Re: Kernel Threads: Dr. Russinovich's response

Eric (readalot@skinny.iswnet.com)
Tue, 12 Jan 1999 10:42:13 -0800 (PST)


On Mon, 11 Jan 1999, Scott Doty posted:

snip

> While this might not seem like a big deal, it is actually probably the
> biggest problem with Linux’s ability to compete in the enterprise right
> now. On Windows NT, the network driver write path is serialized by NT's
> NDIS network driver library, and this alone has put an upper ceiling on
> NT's ability to scale and to compete with Solaris. Microsoft is addressing
> this in NT 5 (and NT 4SP4) by deserializing the NIC write path. My point
> is that just serializing the network driver is enough to affect
> scalability - try to imagine what effect serializing the entire read and
> write paths has.

This all may be quite true, but it just doesn't explain to me why the
junk hardware that I get to run Linux on just kicks the crap out of NT
on brand new high end hardware. There's theory and then there's real
world observations.

snip

> Thus, there are a number of critical areas that must be addressed before
> Linux can be considered to have a real (competitive) kernel-mode threads
> implementation and a scalable SMP architecture. And until it has these
> things Linux cannot compete in the enterprise with UNIX rivals or with
> Window NT.

OK, but those are pretty specialized markets. I believe that the "mass
market" Microsoft lesson has been learned quite well and Linux is well
poised to force its way into becoming a "standard" by its virtue of
running well _now_ on hardware that already exists today, all of the old
386's, 486's and low end pentiums that are inadequate for running Windows.
There are tons of these machines out there and they're gonna last for
years. Not to mention all the other architectures...

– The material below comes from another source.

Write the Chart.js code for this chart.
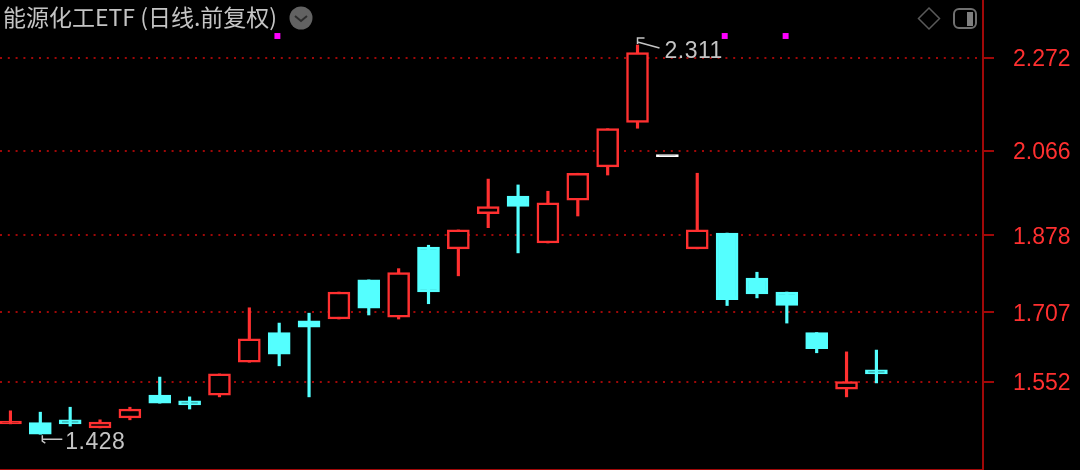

Add that to all the countries who do not wish to build their computing
infrastructures upon US products and then consider that the Internet is a
_global_ network which will not let MS dictate standards and I'd say Linux
is in great shape, regardless of its current technical status in
specialized areas.

I think a lot of these things are slated for 2.3 anyway and by
the time that tree gets stabilized I'm sure SMP and clustered
machines won't be such a niche market.

> Mark Russinovich, Ph.D.
> Windows NT Internals Columnist, Windows NT Magazine
> http://www.winntmag.com
> The Systems Internals Home Page
> http://www.sysinternals.com

Is he the sort of Ph.D. to whom you listen carefully, but don't
actually let touch anything? ;-)

Thanks for the article, good reading.